〔110〕思い切った和尚さんへの転身 地域に根ざして生きる
2024年11月号 Vol.612
思い切った和尚さんへの転身 地域に根ざして生きる
京都・与謝野町職 西脇(にしわき) 公人(きみひと)さん
西脇公人さんは与謝野町役場に就職して6年目。今年は住民税務課に異動して、住民の税金の受付・相談など新しい仕事に忙しい毎日です。普段から温厚で物静かに住民対応する西脇さんのもう一つの顔は、お寺の和尚さんです。
地域からの熱いエールを受けて
西脇さんの務めるお寺「西光寺」は与謝野町にあり、室町時代から続く由緒あるお寺で、本堂の裏には、江戸時代後期に作られ京都府の名勝に指定されている庭園があります。
東京で生まれ育ち、アパレル関係の会社に勤めるなか、西脇さんの父の兄で、公務員として働いていた伯父の訃報が届きます。
伯父は長年西光寺の和尚をしていて、檀家さんらから『西脇家でお寺をつないでほしい』と話がありました。
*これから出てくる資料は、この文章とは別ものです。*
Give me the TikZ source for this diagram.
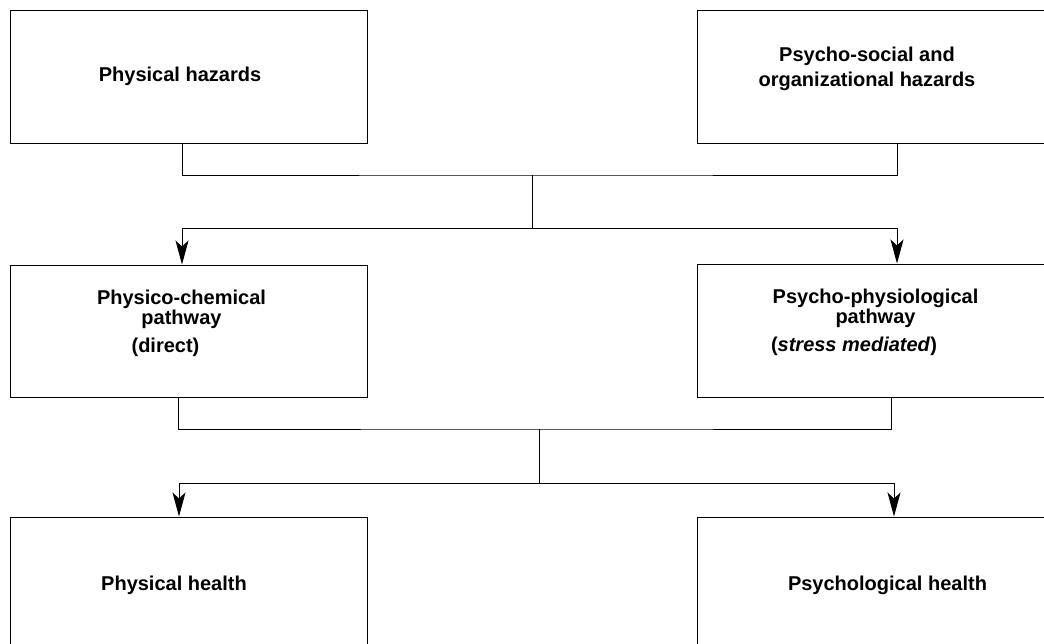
\documentclass[tikz,border=0pt]{standalone}
\usepackage{fontspec}
\setmainfont{Liberation Sans}
\usetikzlibrary{arrows.meta}
\tikzset{
  box/.style={draw, line width=1pt, minimum width=357pt, align=center,
    inner sep=0pt, font=\fontsize{20}{20}\selectfont\bfseries},
  link/.style={line width=1pt},
  arr/.style={link, -{Stealth[length=24pt,width=13pt,inset=6pt]}}
}
% a line of text pushed left by half of #1
\newcommand{\txtshift}[2]{\hbox{#2\hskip#1}}
\begin{document}
\begin{tikzpicture}[x=1pt,y=-1pt]
\useasboundingbox (0,0) rectangle (1044,643);
\clip (0,0) rectangle (1044,643);
% hazards
\node[box, minimum height=133pt] (physhaz) at (188.5,76.5) {\txtshift{17pt}{Physical hazards}};
\node[box, minimum height=133pt] (psyhaz) at (875.5,76.5) {\txtshift{17pt}{Psycho-social and}\\[5pt]\txtshift{17pt}{organizational hazards}\\[0pt]\mbox{}};
% pathways
\node[box, minimum height=132pt] (physpath) at (188.5,331) {\txtshift{14pt}{Physico-chemical}\\\txtshift{14pt}{pathway}\\[8pt]\txtshift{46pt}{(direct)}\\[0pt]\mbox{}};
\node[box, minimum height=133pt] (psypath) at (875.5,330.5) {Psycho-physiological\\pathway\\[8pt]\txtshift{43pt}{(\textit{stress mediated})}\\[0pt]\mbox{}};
% health
\node[box, minimum height=136pt] (physhealth) at (188.5,585) {\txtshift{29pt}{Physical health}};
\node[box, minimum height=136pt] (psyhealth) at (875.5,585) {\hspace*{24pt}Psychological health};
% joins
\coordinate (topjoin) at (532,175);
\coordinate (topsplit) at (532,228);
\coordinate (lowjoin) at (539,429);
\coordinate (lowsplit) at (539,483);
\draw[link] (physhaz.south -| 182,0) |- (topjoin) -| (psyhaz.south -| 897,0);
\draw[link] (topjoin) -- (topsplit);
\draw[arr] (topsplit) -| (physpath.north -| 182,0);
\draw[arr] (topsplit) -| (psypath.north -| 897,0);
\draw[link] (physpath.south -| 178,0) |- (lowjoin) -| (psypath.south -| 891,0);
\draw[link] (lowjoin) -- (lowsplit);
\draw[arr] (lowsplit) -| (physhealth.north -| 179,0);
\draw[arr] (lowsplit) -| (psyhealth.north -| 894,0);
\end{tikzpicture}
\end{document}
「このお寺は『おばあちゃんと伯父さんのうち』で、年に1・2回家族で遊びに行く程度でした」と当時を振り返ります。
西脇さんは「このお寺は思い出の場所。檀家さんや地域の方々との信頼関係など、伯父が和尚として地域に根をはって生きていたことを知り、継ぐことを決めました」と話します。
20代後半、和尚への「転身」を決めると早々に東京の生活を引き払い、高野山での1年間の厳しい修行ののち、西光寺に移り住みます。
「休みなし」の多忙な毎日にも充実感
お寺に移り住んで1年目は、「早く地域を知りたい」「なじみたい」と、檀家さんや地域まわり、お寺の修繕や運営などを学びました。就職活動を始めた西脇さんは「ちょうど与謝野町が職員を募集していたので」と応募。こうして、公務員として働きながら、「お寺の和尚さん」として活動を始めます。
「境内の草取りが大変です」と言う西脇さんの毎日は、葬儀や法要で地域を回り、お寺の維持、管理、運営、清掃と多忙です。土日は法要や地域の寄合など、とても充実しています。
「役所の仕事も和尚としての活動も、住民と地域の役にたつことと日々思っています」と笑顔で話してくれました。